When I first came to New York, a man I somehow knew, a film producer, took me from my job at the school where I was then working to dinner at the Colony. Before dinner, I was to meet him at his St. Regis suite. I arrived ten minutes late and knew at once it was an error. I should have waited twenty minutes. I had just started smoking weeks before. Over drinks in the suite, he lighted my cigarette. The match fell on the rug. I picked it up. Another error. He was a nice man. After dinner, he walked me up all six flights of the place where I was living. “It’s been so long since I’ve seen a girl’s apartment,” he said.
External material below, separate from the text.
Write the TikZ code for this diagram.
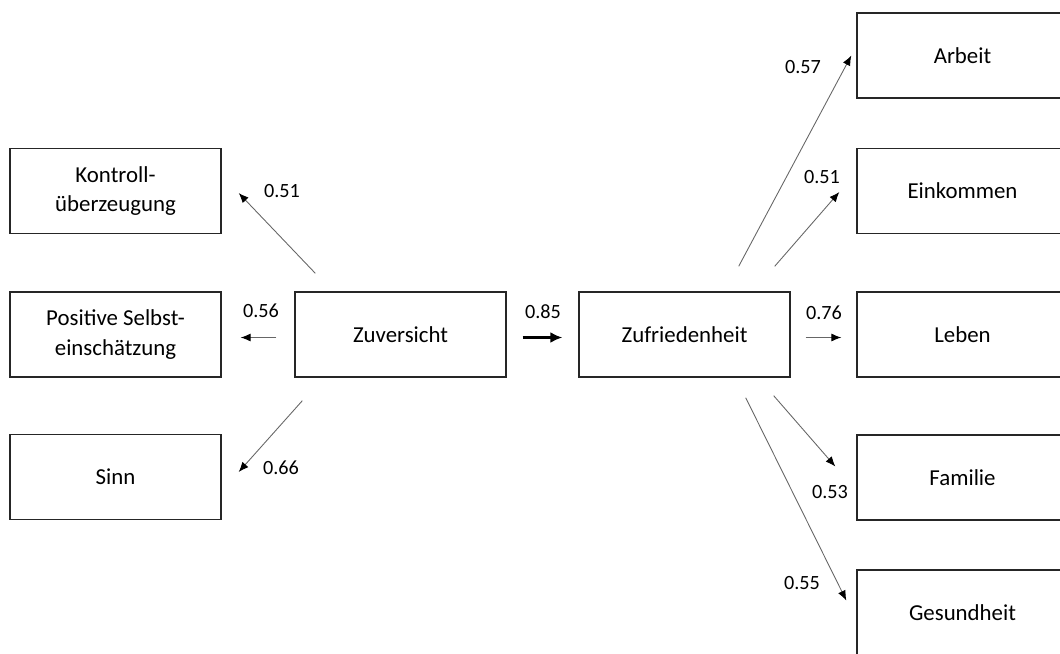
\documentclass[tikz,border=0pt]{standalone}
\usepackage{fontspec}
\setmainfont{Carlito}
\usetikzlibrary{calc}
\usetikzlibrary{arrows.meta}

\tikzset{
    box/.style={draw=black!85, line width=0.8pt, minimum width=4.22cm, minimum height=1.7cm,
        align=center, font=\fontsize{13}{17}\selectfont},
    pfeil/.style={draw=black!60, line width=0.5pt, -{Latex[black,length=2mm,width=1.6mm]}},
    dick/.style={draw=black, line width=1.6pt, -{Latex[length=2.4mm,width=2.2mm]}},
    lab/.style={font=\fontsize{11.5}{13}\selectfont, inner sep=0pt}
}

\begin{document}
\begin{tikzpicture}[x=0.02cm, y=-0.02cm]
            % Picture frame (pixels, y pointing down)
            \useasboundingbox (0,0) rectangle (1060,653);
            \clip (0,0) rectangle (1060,653);

            % Column positions
            \def\xl{115.5}  % left column
            \def\xz{400.5}  % Zuversicht
            \def\xf{684.5}  % Zufriedenheit
            \def\xr{962.5}  % right column

            % Draw the boxes
            \node[box] (kon)  at (\xl,191)   {Kontroll-\\überzeugung};
            \node[box] (pos)  at (\xl,334.5) {Positive Selbst-\\einschätzung};
            \node[box] (sinn) at (\xl,477)   {Sinn};
            \node[box] (zuv)  at (\xz,334.5) {Zuversicht};
            \node[box] (zuf)  at (\xf,334.5) {Zufriedenheit};
            \node[box] (arb)  at (\xr,55.5)  {Arbeit};
            \node[box] (ein)  at (\xr,191)   {Einkommen};
            \node[box] (leb)  at (\xr,334.5) {Leben};
            \node[box] (fam)  at (\xr,477.5) {Familie};
            \node[box] (ges)  at (\xr,612.5) {Gesundheit};

            % Draw loadings of Zuversicht
            \draw[pfeil] ([shift={(21,-18)}]zuv.north west) -- ([shift={(17,2)}]kon.east);
            \draw[pfeil] ([shift={(-18,3)}]zuv.west) -- ([shift={(19,3)}]pos.east);
            \draw[pfeil] ([shift={(8,23)}]zuv.south west) -- ([shift={(17,-5)}]sinn.east);

            % Draw path coefficient
            \draw[dick] ([shift={(16,3)}]zuv.east) -- ([shift={(-16,3)}]zuf.west);

            % Draw loadings of Zufriedenheit
            \draw[pfeil] ([shift={(-52,-25)}]zuf.north east) -- ([shift={(-5,0)}]arb.west);
            \draw[pfeil] ([shift={(-16,-25)}]zuf.north east) -- ([shift={(-17,1)}]ein.west);
            \draw[pfeil] ([shift={(15,3)}]zuf.east) -- ([shift={(-15,3)}]leb.west);
            \draw[pfeil] ([shift={(-17,18)}]zuf.south east) -- ([shift={(-21,-11)}]fam.west);
            \draw[pfeil] ([shift={(-45,20)}]zuf.south east) -- ([shift={(-10,-12)}]ges.west);

            % Draw coefficients
            \node[lab] (lkon)  at (282,191) {0.51};
            \node[lab] (lpos)  at (261,311) {0.56};
            \node[lab] (lsinn) at (281,468) {0.66};
            \node[lab] (lzuf)  at (543,312) {0.85};
            \node[lab] (larb)  at (803,67)  {0.57};
            \node[lab] (lein)  at (822,177) {0.51};
            \node[lab] (lleb)  at (824,313) {0.76};
            \node[lab] (lfam)  at (830,492) {0.53};
            \node[lab] (lges)  at (802,583) {0.55};

        \end{tikzpicture}
\end{document}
After a while, there was one of those awkward, off-romantic moments. “It’s not my age, is it?” he said, earnestly. He was seventy-four. “No, no,” I said, “I guess I’m just neurotic.” That seemed all right. We became friends. At one point, he thought I might be the girl for his son, another film producer. It was awkward for the son and me, at Trader Vic’s, trying to be a generation. The son said he had three files of projects: one marked A through Z; one A prime through Z prime; and one marked Miscellaneous. He said that only since his analysis had he come to realize how much he had to offer.
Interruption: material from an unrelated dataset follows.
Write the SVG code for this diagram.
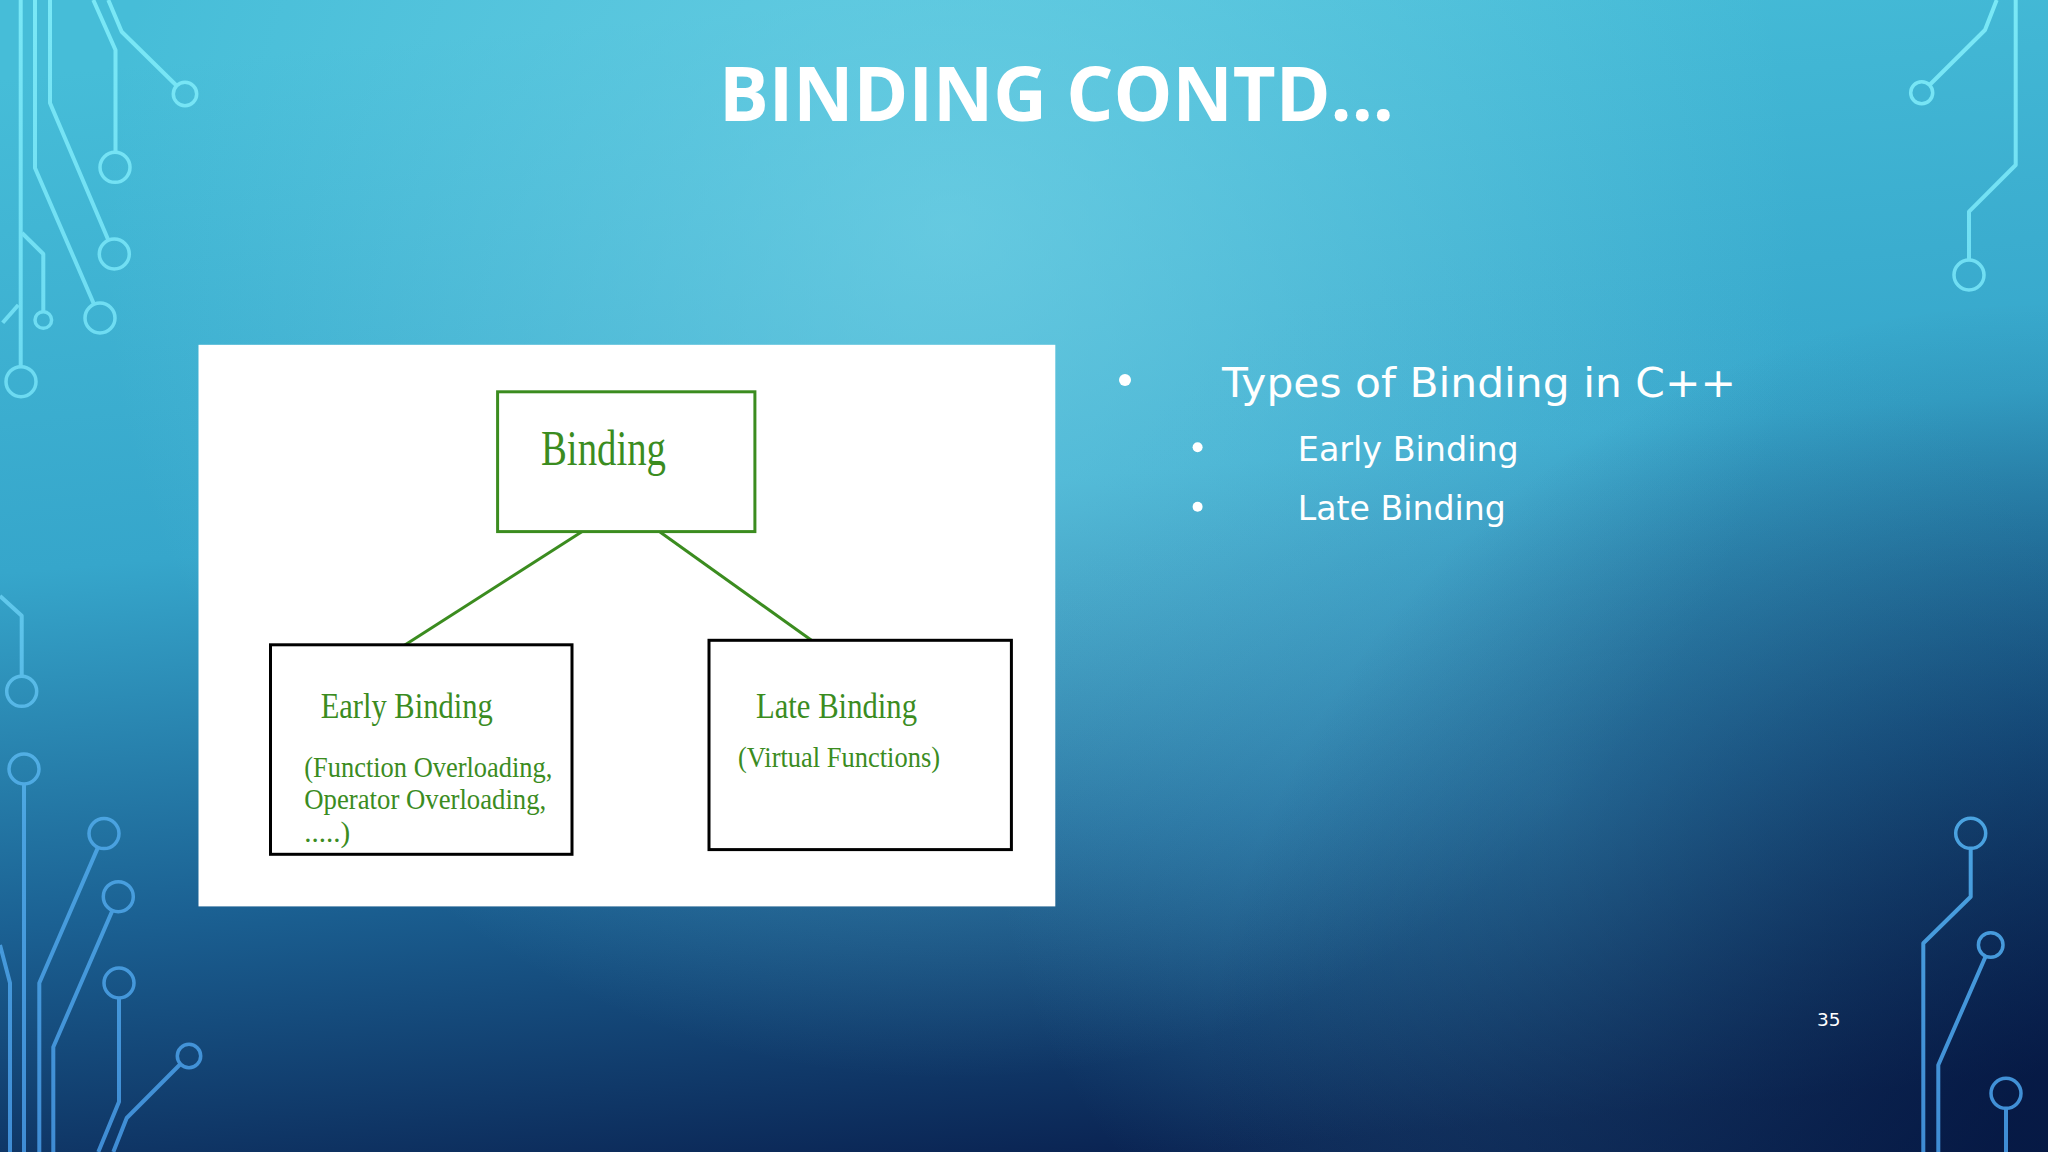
<svg xmlns="http://www.w3.org/2000/svg" width="2048" height="1152" viewBox="0 0 2048 1152">
  <defs>
    <linearGradient id="bg" x1="0.42" y1="0" x2="0.58" y2="1">
      <stop offset="0" stop-color="#46bdd8"/>
      <stop offset="0.42" stop-color="#36a6cb"/>
      <stop offset="0.72" stop-color="#1b6193"/>
      <stop offset="1" stop-color="#0a2352"/>
    </linearGradient>
    <radialGradient id="hl" cx="950" cy="230" r="850" gradientUnits="userSpaceOnUse">
      <stop offset="0" stop-color="#7fd9ea" stop-opacity="0.6"/>
      <stop offset="1" stop-color="#7fd9ea" stop-opacity="0"/>
    </radialGradient>
    <radialGradient id="hl2" cx="1550" cy="800" r="560" gradientUnits="userSpaceOnUse">
      <stop offset="0" stop-color="#4fb0d4" stop-opacity="0.35"/>
      <stop offset="1" stop-color="#4fb0d4" stop-opacity="0"/>
    </radialGradient>
    <radialGradient id="dk" cx="2048" cy="1152" r="850" gradientUnits="userSpaceOnUse">
      <stop offset="0" stop-color="#051640" stop-opacity="0.75"/>
      <stop offset="1" stop-color="#051640" stop-opacity="0"/>
    </radialGradient>
    <linearGradient id="wire" x1="0" y1="0" x2="0" y2="1152" gradientUnits="userSpaceOnUse">
      <stop offset="0" stop-color="#7ae8f6"/>
      <stop offset="0.45" stop-color="#68d6f0"/>
      <stop offset="0.72" stop-color="#4aa2e0"/>
      <stop offset="1" stop-color="#3f8cd4"/>
    </linearGradient>
    <style>
      .w { fill: none; stroke: url(#wire); stroke-width: 4; stroke-linejoin: round; }
      .c { fill: none; stroke: url(#wire); stroke-width: 3.5; }
      .gbox { fill: #ffffff; stroke: #3b8c1f; stroke-width: 3; }
      .kbox { fill: #ffffff; stroke: #000000; stroke-width: 3; }
      .edge { stroke: #3b8c1f; stroke-width: 3; fill: none; }
      .gt { font-family: "Liberation Serif", "DejaVu Serif", serif; fill: #3b8c1f; }
      .wt { font-family: "DejaVu Sans", "Liberation Sans", sans-serif; fill: #ffffff; }
    </style>
  </defs>

  <!-- background -->
  <rect x="0" y="0" width="2048" height="1152" fill="url(#bg)"/>
  <rect x="0" y="0" width="2048" height="1152" fill="url(#hl)"/>
  <rect x="0" y="0" width="2048" height="1152" fill="url(#hl2)"/>
  <rect x="0" y="0" width="2048" height="1152" fill="url(#dk)"/>

  <!-- circuit decoration -->
  <g id="circuits">
    <path class="w" d="M20.7,0 V366.7"/>
    <circle class="c" cx="21" cy="381.7" r="15"/>
    <path class="w" d="M22,233 L43.3,254 V311.7"/>
    <circle class="c" cx="43.3" cy="320" r="8.3"/>
    <path class="w" d="M18.3,305 L2.7,322.7"/>
    <path class="w" d="M35,0 V168 L94,304.2"/>
    <circle class="c" cx="100" cy="318" r="15"/>
    <path class="w" d="M50,0 V103 L108.4,240.2"/>
    <circle class="c" cx="114.3" cy="254" r="15"/>
    <path class="w" d="M93.3,0 L115.5,50 V152.3"/>
    <circle class="c" cx="115" cy="167.3" r="15"/>
    <path class="w" d="M108.3,0 L121.7,31.7 L176.7,85.8"/>
    <circle class="c" cx="185" cy="94" r="11.7"/>

    <path class="w" d="M0,596 L21.7,615.8 V676.3"/>
    <circle class="c" cx="21.7" cy="691.3" r="15"/>
    <circle class="c" cx="24" cy="769" r="15"/>
    <path class="w" d="M24,784 V1152"/>
    <path class="w" d="M0,945 L10,983 V1152"/>
    <circle class="c" cx="104" cy="833.6" r="15"/>
    <path class="w" d="M98,847.4 L39.3,983 V1152"/>
    <circle class="c" cx="118.3" cy="896.7" r="15"/>
    <path class="w" d="M112.4,910.5 L53.3,1047 V1152"/>
    <circle class="c" cx="119" cy="983" r="15"/>
    <path class="w" d="M119,998 V1101.7 L98.3,1152"/>
    <circle class="c" cx="189" cy="1056" r="11.7"/>
    <path class="w" d="M180.5,1064 L126.7,1118 L113.3,1152"/>

    <path class="w" d="M1996.7,0 L1985,30 L1930,84.5"/>
    <circle class="c" cx="1921.7" cy="92.7" r="11"/>
    <path class="w" d="M2015.7,0 V165 L1969,211.7 V260"/>
    <circle class="c" cx="1969" cy="275" r="15"/>

    <circle class="c" cx="1970.7" cy="833.3" r="15"/>
    <path class="w" d="M1970.7,848.3 V896.7 L1923.3,943.3 V1152"/>
    <circle class="c" cx="1990.7" cy="945" r="12.3"/>
    <path class="w" d="M1985.7,956.2 L1938.3,1065 V1152"/>
    <circle class="c" cx="2006" cy="1093.3" r="15"/>
    <path class="w" d="M2006,1108.3 V1152"/>
  </g>

  <!-- title -->
  <text x="719" y="121" font-family="'Open Sans', 'Liberation Sans', sans-serif" font-weight="700" font-size="75" fill="#ffffff" textLength="675" lengthAdjust="spacingAndGlyphs">BINDING CONTD...</text>

  <!-- picture panel -->
  <rect x="198.5" y="344.8" width="856.8" height="561.6" fill="#ffffff"/>

  <g id="connectors">
    <path class="edge" d="M583,531 L404.5,645.3"/>
    <path class="edge" d="M660,532 L812.5,641"/>
  </g>

  <g id="node-binding">
    <rect class="gbox" x="497.6" y="391.8" width="257.3" height="139.8"/>
    <text class="gt" x="541" y="465" font-size="50" textLength="125" lengthAdjust="spacingAndGlyphs">Binding</text>
  </g>

  <g id="node-early">
    <rect class="kbox" x="270.5" y="644.8" width="301.5" height="209.5"/>
    <text class="gt" x="320.7" y="718.3" font-size="36" textLength="172" lengthAdjust="spacingAndGlyphs">Early  Binding</text>
    <text class="gt" x="304.3" y="776.7" font-size="30" textLength="248" lengthAdjust="spacingAndGlyphs">(Function Overloading,</text>
    <text class="gt" x="304.3" y="809.3" font-size="30" textLength="242" lengthAdjust="spacingAndGlyphs">Operator Overloading,</text>
    <text class="gt" x="304.3" y="842.3" font-size="30" textLength="46" lengthAdjust="spacingAndGlyphs">.....)</text>
  </g>

  <g id="node-late">
    <rect class="kbox" x="709" y="640.3" width="302.4" height="209.3"/>
    <text class="gt" x="756" y="718" font-size="36" textLength="161" lengthAdjust="spacingAndGlyphs">Late Binding</text>
    <text class="gt" x="738" y="767" font-size="30" textLength="202" lengthAdjust="spacingAndGlyphs">(Virtual Functions)</text>
  </g>

  <!-- bullet list -->
  <g id="bullets">
    <circle cx="1125" cy="380" r="6" fill="#ffffff"/>
    <text class="wt" x="1222" y="397.3" font-size="41" textLength="514" lengthAdjust="spacingAndGlyphs">Types of Binding in C++</text>
    <circle cx="1197.6" cy="447.3" r="5" fill="#ffffff"/>
    <text class="wt" x="1297.8" y="460.7" font-size="33" textLength="221" lengthAdjust="spacingAndGlyphs">Early Binding</text>
    <circle cx="1197.6" cy="506.7" r="5" fill="#ffffff"/>
    <text class="wt" x="1297.8" y="520" font-size="33" textLength="208" lengthAdjust="spacingAndGlyphs">Late Binding</text>
  </g>

  <text class="wt" x="1817" y="1026" font-size="18.5">35</text>
</svg>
The line stuck with me, though — I guess I’m just neurotic. Nothing else seemed to work quite so well, to be so serviceable and friendly. You don’t care to. I don’t care to. It isn’t a New York obligation. There’s already somebody. I don’t like the way you talk to waiters. I’m not an agency. You’re not an agency. Whatever. Being neurotic seemed to be a kind of wild card, an all-purpose explanation. Other ways, of course, are straighter. I don’t know. An old friend — the physicist, in fact, before he married — once told me that a sister of a friend of his had sexual problems. I said, oh. He said that, when they had both been in Bolivia at a meeting, he’d made a pass at her. She wasn’t interested. He asked her why. She said “You just don’t attract me physically.” That was it. For him, the inference was problems. Maybe there is no polite way. There don’t seem to be many instances of the pure straightforward. And yet. Will is away a lot. I have my work. There is a passage in Dante when he and Virgil, traveling through the Inferno, stop beside a man buried to his neck in boiling mud. He does not care to speak to them. He has his own problems. He does not want an interview. Dante actually grasps him by the hair and gets his story. Some sort of parable about reporting there, I think. In fact, I know.

In May, 1959, Bootsy Garn, from Houston, Texas, refused to get out of the bus near Stroudsburg, Pennsylvania. Her hair was shiny and blond. Her nails were extremely long and red. She was wearing silk trousers and pumps. She looked at her fellow students in sneakers and jeans, with their canvas sacks and pickaxes, and at the slate cliffs they seemed prepared to go straight up. She declined. “I just don’t see the sense of it,” she said. Bootsy got off the bus all three nights, did her nails, set her hair, and slept in the dingy hotel above the movie house with the rest of us. She was by no means one of the great refusers. Not an existentialist hero, or a Rosa Parks, or even a Bartleby. She simply did not see the sense of it. It would have been an outrage, even in the highest traditions of scholarship, to force Bootsy too far into the out-of-doors. She knew it, and she kept her dignity. In 1959.

She spent the three days of that field trip aboard the bus. She nearly flunked geology, defaulted the science requirement, and lost her college degree. A quiet exception had to be made. She passed. The rest of us climbed the cliffs and hills, looked at entrenched meanders, terminal moraines, glacial detritus, relief maps of the Delaware Water Gap, and outcroppings of the Wissahickon Mica Schist. None of it has since been of much use to me. I can tell an entrenched meander to this day. It means that the riverbed is old and that the river has doubled back to cut its own deep loops. But that’s all. I can’t tell one rock from the next, or recite ten lines from Faust, or recall the whole Preamble, or do one Old Slavonic text. Not one. It is all gone, after childhood knowledge of myths, constellations, baseball scores, dinosaurs, and idioms of the tennis court and athletic field. There are outcroppings of the old vocabularies still. Pinnies from field hockey. Heels down. Bad hop. Sorry. My fault. So sorry. Provide for the common defense. Meanders slip my mind. And of college there is so little, although that little does flare, like the Jesuit poet’s embers, gash-gold vermilion, when I remember it at all.